Mário Silva – Expresso das Ilhas (cv), opinião
Tem setenta anos.
Passou a vida a trabalhar. Era pescador. Na Ribeira da Barca, pescou de tudo um
pouco. Inclusive, o presente. Sobreviveu. Nunca conseguiu pescar o futuro.
Nunca! E não sabe o porquê. Vai morrer sem saber onde mora o futuro. Destino
traçado.
Teve seis filhos,
com três mulheres diferentes. Poucos, para a sua geração. Os filhos cresceram.
Queria que estudassem. Mas o peixe não foi suficiente para tanto. Sabia que o
peixe ia acabar. Um dia. Como acabou. Mais cedo do que pensava.
Chegou a hora de fazer
o balanço da sua geração. Suas vidas. E concluiu: foram para o mar; fizeram
filhos; jogaram cartas; beberam grogue. Foi assim. Nas noites e nas tardes da
Ribeira da Barca. E de Rincão. Há cem. Trinta. Vinte anos. Desde o «tempo
Português». Passando pelo «tempo do partido único». E, agora, no «tempo da
democracia». Para eles nada muda. Salvo a idade.
Quando o céu está
limpo, desabafam. Falam com o Vulcão do Fogo. Aí à sua frente. Tão perto! Às
vezes, dá vontade de cair no mar. Nadar. Ir abraçá-lo. Mas o vulcão não resolve
o problema dos outros. O que pode fazer, e fá-lo sempre com prazer, é oferecer
a sua presença amiga.
Há uns anos
insistiu com os filhos.

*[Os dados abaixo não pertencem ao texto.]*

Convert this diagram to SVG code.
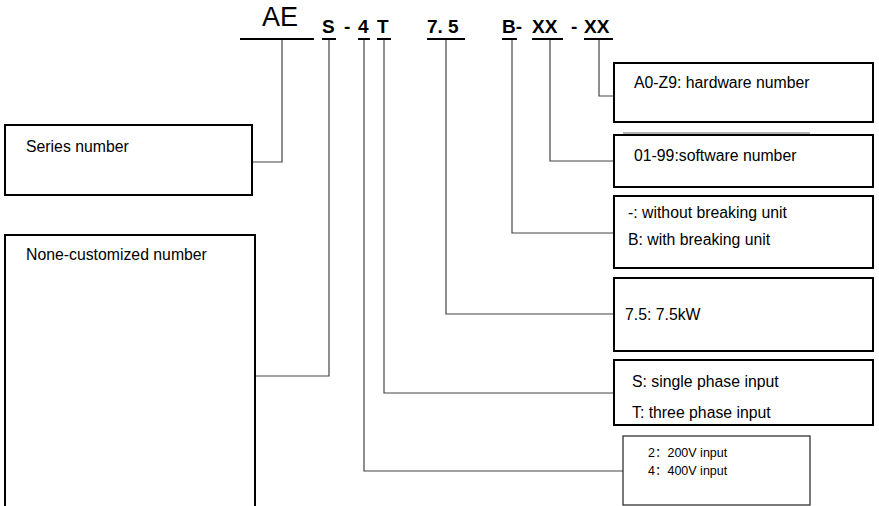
<svg xmlns="http://www.w3.org/2000/svg" width="879" height="506" viewBox="0 0 879 506">
<style>
.box{fill:#fff;stroke:#000;stroke-width:2}
.box2{fill:#fff;stroke:#222;stroke-width:1.2}
.t{font-family:"Liberation Sans",Arial,sans-serif;font-size:15.8px;fill:#000}
.ts{font-family:"Liberation Sans","Noto Sans CJK SC",sans-serif;font-size:12.5px;fill:#000}
.hd{font-family:"Liberation Sans",Arial,sans-serif;font-size:19px;font-weight:bold;fill:#000}
.ul{stroke:#000;stroke-width:2}
.con{fill:none;stroke:#444;stroke-width:1.2}
</style>
<rect width="879" height="506" fill="#fff"/>
<g id="code">
<text x="262" y="26" font-family="Liberation Sans,Arial,sans-serif" font-size="27">AE</text>
<text class="hd" x="322" y="33">S</text>
<text class="hd" x="344" y="33">-</text>
<text class="hd" x="358" y="33">4</text>
<text class="hd" x="377" y="33">T</text>
<text class="hd" x="427" y="33">7. 5</text>
<text class="hd" x="502" y="33">B-</text>
<text class="hd" x="532" y="33">XX</text>
<text class="hd" x="571" y="33">-</text>
<text class="hd" x="584" y="33">XX</text>
<line class="ul" x1="240" y1="39" x2="314" y2="39"/>
<line class="ul" x1="322" y1="39" x2="336" y2="39"/>
<line class="ul" x1="358" y1="39" x2="370" y2="39"/>
<line class="ul" x1="377" y1="39" x2="391" y2="39"/>
<line class="ul" x1="427" y1="39" x2="465" y2="39"/>
<line class="ul" x1="502" y1="39" x2="517" y2="39"/>
<line class="ul" x1="532" y1="39" x2="563" y2="39"/>
<line class="ul" x1="584" y1="39" x2="613" y2="39"/>
</g>
<g id="connectors">
<polyline class="con" points="282,40 282,162 252,162"/>
<polyline class="con" points="329,40 329,376 255,376"/>
<polyline class="con" points="364,40 364,471 623,471"/>
<polyline class="con" points="384,40 384,393 614,393"/>
<polyline class="con" points="446,40 446,314 614,314"/>
<polyline class="con" points="512,40 512,233 614,233"/>
<polyline class="con" points="550,40 550,161 614,161"/>
<polyline class="con" points="599,40 599,96 614,96"/>
</g>
<g id="series">
<rect class="box" x="5" y="125" width="247" height="70"/>
<text class="t" x="26" y="152">Series number</text>
</g>
<g id="none-customized">
<rect class="box" x="5" y="235" width="250" height="290"/>
<text class="t" x="26" y="260">None-customized number</text>
</g>
<g id="hardware">
<rect class="box" x="614" y="63" width="259" height="59"/>
<text class="t" x="634" y="88">A0-Z9: hardware number</text>
</g>
<line x1="623" y1="133" x2="810" y2="133" stroke="#666" stroke-width="1.2"/>
<g id="software">
<rect class="box" x="614" y="135" width="259" height="52"/>
<text class="t" x="634" y="161">01-99:software number</text>
</g>
<g id="braking">
<rect class="box" x="614" y="196" width="259" height="72"/>
<text class="t" x="628" y="218">-: without breaking unit</text>
<text class="t" x="628" y="245">B: with breaking unit</text>
</g>
<g id="power">
<rect class="box" x="614" y="278" width="259" height="73"/>
<text class="t" x="625" y="320">7.5: 7.5kW</text>
</g>
<g id="phase">
<rect class="box" x="614" y="360" width="259" height="65"/>
<text class="t" x="632" y="387">S: single phase input</text>
<text class="t" x="632" y="418">T: three phase input</text>
</g>
<g id="voltage">
<rect class="box2" x="623" y="436" width="187" height="69"/>
<text class="ts" x="648" y="457">2：200V input</text>
<text class="ts" x="648" y="475">4：400V input</text>
</g>
</svg>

Para partirem. Não para o estrangeiro, claro está! Mas
para a Boa Vista. Ilha Prometida. Os pescadores de Santa Cruz entenderam isso.
Desde muito cedo, partiram. Hoje, são a maioria na Boa Vista. Tiveram boa vista.
Ainda não pescaram o futuro. Mas sabem onde fica. Já não é mau. Pode ser que um
dia o pesquem! Pode ser! Pode ser!
- Por que será, Joa
Quim, que para muitos, a vida não melhora? Governo vai. Governo vem. Ora do
centro; ora de esquerda; ora não se sabe muito bem de que lado. Se não souberes
responder-me, pergunta a quem sabe. Ou ninguém sabe?